NHIOP Co-Hosts Empowering Forum for Young Female Athletes
October 15, 2019
Hundreds of young New Hampshire women and their families filled the Dana Center for the Humanities on October 10 for an empowering discussion about advancing the role of women and achieving gender equity in American society.
The New Hampshire Institute of Politics (NHIOP) presented “Woman-to-Woman: Shooting for Greatness” in conjunction with the girls basketball team from Bishop Guertin High School, a private school in Nashua, N.H. Senator Jeanne Shaheen (D-NH) kicked off the conversation as the evening’s special guest.
During her time as director of the Institute of Politics at Harvard University, Sen. Shaheen said she would often address rooms full of college students. Whenever she asked who was interested in running for office, she found that almost every man in the room would raise his hand while only a third or fourth of the women would raise theirs.
“It makes a difference when women are at the table,” Sen. Shaheen told the crowd as she encouraged women to run for public office and leadership positions. She stressed that anything is possible with a strong support system and confidence in your own abilities.
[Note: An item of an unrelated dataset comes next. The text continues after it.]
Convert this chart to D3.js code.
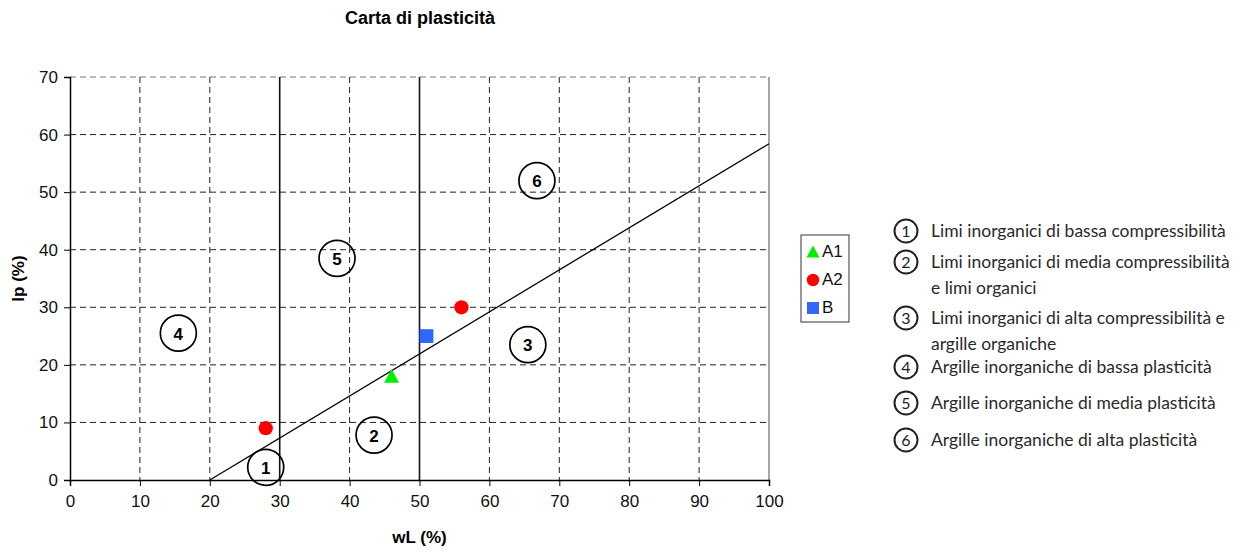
<!DOCTYPE html>
<html>
<head>
<meta charset="utf-8">
<script src="https://cdn.jsdelivr.net/npm/d3@7"></script>
<style>
  body { margin: 0; background: #fff; }
  text { font-family: "Liberation Sans", Arial, sans-serif; }
</style>
</head>
<body>
<div id="viz"></div>
<script>
// chart values
const xTicks = [0, 10, 20, 30, 40, 50, 60, 70, 80, 90, 100];
const yTicks = [0, 10, 20, 30, 40, 50, 60, 70];
const liquidLimits = [30, 50];           // solid vertical boundaries
const aLineWL = [20, 100];
const aLineIp = [0, 58.4];               // Ip = 0.73 (wL - 20)

const seriesNames = ["A1", "A2", "B"];
const seriesColors = ["#00ee00", "#ff0000", "#3366ff"];
const seriesShapes = ["triangle", "circle", "square"];
const seriesWL = [[46], [28, 56], [51]];
const seriesIp = [[18], [9, 30], [25]];

const zoneIds = [1, 2, 3, 4, 5, 6];
const zoneWL = [28, 43.5, 65.5, 15.5, 38.2, 66.8];
const zoneIp = [2.2, 7.8, 23.5, 25.5, 38.5, 52];
const zoneText = [
  ["Limi inorganici di bassa compressibilità"],
  ["Limi inorganici di media compressibilità", "e limi organici"],
  ["Limi inorganici di alta compressibilità e", "argille organiche"],
  ["Argille inorganiche di bassa plasticità"],
  ["Argille inorganiche di media plasticità"],
  ["Argille inorganiche di alta plasticità"]
];

const W = 1249, H = 552;
const margin = {top: 77, right: 480, bottom: 72, left: 70};
const width = W - margin.left - margin.right,
      height = H - margin.top - margin.bottom;

const svg = d3.select("#viz").append("svg")
    .attr("width", W)
    .attr("height", H);

const g = svg.append("g")
    .attr("transform", `translate(${margin.left},${margin.top})`);

const x = d3.scaleLinear().domain([0, 100]).range([0, width]);
const y = d3.scaleLinear().domain([0, 70]).range([height, 0]);

// grid
g.append("g").selectAll("line")
    .data(yTicks.slice(1))
    .enter().append("line")
      .attr("x1", 0).attr("x2", width)
      .attr("y1", d => y(d)).attr("y2", d => y(d))
      .attr("stroke", d => d == 70 ? "#777" : "#222")
      .attr("stroke-dasharray", "6,4");
g.append("g").selectAll("line")
    .data(xTicks.filter(d => d > 0 && d < 100 && liquidLimits.indexOf(d) < 0))
    .enter().append("line")
      .attr("x1", d => x(d)).attr("x2", d => x(d))
      .attr("y1", 0).attr("y2", height)
      .attr("stroke", "#222")
      .attr("stroke-dasharray", "6,4");

// right border
g.append("line")
    .attr("x1", width).attr("x2", width)
    .attr("y1", 0).attr("y2", height)
    .attr("stroke", "#888").attr("stroke-width", 1.5);

// liquid limit boundaries
g.append("g").selectAll("line")
    .data(liquidLimits)
    .enter().append("line")
      .attr("x1", d => x(d)).attr("x2", d => x(d))
      .attr("y1", 0).attr("y2", height)
      .attr("stroke", "#111").attr("stroke-width", 1.6);

// A-line
g.append("line")
    .attr("x1", x(aLineWL[0])).attr("y1", y(aLineIp[0]))
    .attr("x2", x(aLineWL[1])).attr("y2", y(aLineIp[1]))
    .attr("stroke", "#000").attr("stroke-width", 1.3);

// axes
const xAxis = g.append("g")
    .attr("transform", `translate(0,${height})`)
    .call(d3.axisBottom(x).tickValues(xTicks).tickSize(6).tickPadding(9));
const yAxis = g.append("g")
    .call(d3.axisLeft(y).tickValues(yTicks).tickSize(6).tickPadding(6));
[xAxis, yAxis].forEach(a => {
    a.attr("font-size", null).attr("font-family", null);
    a.select(".domain").attr("stroke", "#000").attr("stroke-width", 1.5);
    a.selectAll(".tick line").attr("stroke", "#000");
    a.selectAll("text")
        .style("font-family", "'Liberation Sans', Arial, sans-serif")
        .style("font-size", "17px")
        .attr("fill", "#111");
});

// zone markers
const zones = g.append("g").selectAll("g")
    .data(zoneIds)
    .enter().append("g")
      .attr("transform", (d, i) => `translate(${x(zoneWL[i])},${y(zoneIp[i])})`);
zones.append("circle")
    .attr("r", 18)
    .attr("fill", "none")
    .attr("stroke", "#000")
    .attr("stroke-width", 1.7);
zones.append("text")
    .attr("y", 6.5)
    .attr("text-anchor", "middle")
    .style("font-size", "17px")
    .style("font-weight", "bold")
    .text(d => d);

// marker drawing
function drawMarker(sel, shape, color, size) {
    if (shape == "circle") {
        sel.append("circle").attr("r", size * 0.62).attr("fill", color);
    } else if (shape == "square") {
        sel.append("rect")
            .attr("x", -size * 0.6).attr("y", -size * 0.6)
            .attr("width", size * 1.2).attr("height", size * 1.2)
            .attr("fill", color);
    } else {
        sel.append("path")
            .attr("d", `M0,${-size * 0.65}L${size * 0.65},${size * 0.55}L${-size * 0.65},${size * 0.55}Z`)
            .attr("fill", color);
    }
}

// data points
seriesNames.forEach(function(name, s) {
    seriesWL[s].forEach(function(wl, j) {
        const pt = g.append("g")
            .attr("transform", `translate(${x(wl)},${y(seriesIp[s][j])})`);
        drawMarker(pt, seriesShapes[s], seriesColors[s], 11.5);
    });
});

// title and axis labels
svg.append("text")
    .attr("x", 420).attr("y", 24)
    .attr("text-anchor", "middle")
    .style("font-size", "18px").style("font-weight", "bold")
    .text("Carta di plasticità");
svg.append("text")
    .attr("x", margin.left + width / 2).attr("y", 543)
    .attr("text-anchor", "middle")
    .style("font-size", "17px").style("font-weight", "bold")
    .text("wL (%)");
svg.append("text")
    .attr("transform", `translate(24,${margin.top + height / 2}) rotate(-90)`)
    .attr("text-anchor", "middle")
    .style("font-size", "17px").style("font-weight", "bold")
    .text("Ip (%)");

// series legend
const leg = svg.append("g").attr("transform", "translate(801,235)");
leg.append("rect")
    .attr("width", 48).attr("height", 87)
    .attr("fill", "#fff").attr("stroke", "#555").attr("stroke-width", 1.2);
seriesNames.forEach(function(name, s) {
    const row = leg.append("g").attr("transform", `translate(12,${17 + s * 28})`);
    drawMarker(row, seriesShapes[s], seriesColors[s], 10);
    row.append("text")
        .attr("x", 9).attr("y", 5)
        .style("font-size", "17px")
        .attr("fill", "#111")
        .text(name);
});

// zone description list
const rowY = [231, 262, 318, 367, 403, 440];
const desc = svg.append("g");
zoneIds.forEach(function(id, i) {
    const row = desc.append("g").attr("transform", `translate(906,${rowY[i]})`);
    row.append("circle")
        .attr("r", 11.5).attr("fill", "none")
        .attr("stroke", "#222").attr("stroke-width", 2);
    row.append("text")
        .attr("y", 6).attr("text-anchor", "middle")
        .style("font-family", "Lato, 'Open Sans', sans-serif")
        .style("font-size", "16px").attr("fill", "#222")
        .text(id);
    row.selectAll("text.desc")
        .data(zoneText[i])
        .enter().append("text")
          .attr("class", "desc")
          .attr("x", 25).attr("y", (d, k) => 6 + k * 26)
          .style("font-family", "Lato, 'Open Sans', sans-serif")
          .style("font-size", "17.5px").attr("fill", "#2a2a2a")
          .text(d => d);
});
</script>
</body>
</html>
After inspiring remarks from the Senator, the panel moderated by former Senator Kelly Ayotte (R-NH) took the stage to discuss the first topic of the night – equity.
Sen. Ayotte shared how she was the only new female senator elected in 2010, and on her first day she went to her desk only to be told, “That desk if for senators only.” She then told the man that she was a senator and worked very hard to get there.
Sarah Behn, the head women’s basketball coach at Brown University, noted that it’s important to look at the progress made in gender equity and pay. “The people before me made less, but they paved the way for me,” she said.
Sandy Cleary, founder and CEO of SLC Group Holdings, advised the young women to focus on proving themselves as peers. “You only have one chance to make a first impression,” she stated. “You hold your head high and have confidence when you walk in that room.”
WMUR-TV News Director Alisha McDevitt described how she worked her way up from being a news producer to the news director. She shared some of the lessons she learned along the way, telling the audience that you have to, “Stand up, raise your hand, and believe in yourself.” She added how proud she is that in nearly 25 years at the station, she’s seen more women hold her job than men.
Moving on to a discussion about leadership, McCall Gosselin, vice president of PR and communications at Planet Fitness, emphasized McDevitt’s message. “It’s very important to raise your hand. It’s empowering to raise your hand. And once you do it one time, two times, it gets a lot easier,” she said.
Dianne Mercier, senior vice president and New Hampshire market president at People’s United Bank, explained that, “As women we always think there’s just one more qualification we need to get ourselves out there.” The rest of the panel agreed with Mercier and suggested going for the jobs you’re not quite qualified for, because you can always figure out what you don’t know.
The panelists took a break in their discussion so that high school students Emma Rosenbaum (Bedford), Jesse Ames (Pinkerton), and Olivia Brannen (Goffstown) could add their thoughts on topics facing young women today.
Rosenbaum’s speech focused on activism. After analyzing definitions of the word “empowerment,” she decided that, “If empowerment is a process, then empowering women starts with girls.”
Addressing the adults in the room, Rosenbaum said, “You want to build us up? You should be asking us more often ‘What do you think?’” and “Teach us how to be activists.”
Ames spoke about confidence with a personal story about her experience with alopecia areata, an autoimmune disorder that causes unpredictable hair loss. She shared how she was able to stay confident with the support of her family, teammates, and teachers, noting, “Confidence in its simplest form is acceptance.”
On the ignorance and judgement she sometimes faced, Ames decided, “It’s not selfish to be yourself; it’s selfish to put down others because they’re them.”
Brannen used her time to acknowledge October 10 being Mental Health Awareness Day, and encouraged the audience to seek help when they need it. She received a standing ovation for her empowering message on ending the stigma about mental health.
The panel’s final topic of the night was work-life balance. Behn has four kids, and said she tries to take breaks when she can and relies on the people around her for help.
Mercier, on the other hand, said she doesn’t believe in work-life balance. Instead, she suggested, “You need to limit the amount of priorities you can manage. When you don’t know what your two or three priorities are, you don’t know how to clear boundaries.”
McDevitt agreed, explaining, “There is no such thing as work-life balance. Sometimes you have to give work 110%, sometimes you have to give your family 110%,” but, “It’s okay to ask for help.”
“I don’t know what work-life balance is,” added Cleary. “My children have four legs; I don’t know what would happen if they had two!” she said, referring to her pets.
“I think we’re all a work in progress on this one,” said Sen. Ayotte. She then concluded the discussion with Sheryl Sandberg’s famous quote, “In the future, there will be no female leaders. There will just be leaders.”
Finally, members of the Bishop Guertin Girls’ Basketball Team presented a $20,000 donation from the generosity of event sponsors and the community to Bridges, a non-profit agency dedicated to helping victims and survivors of domestic and sexual violence.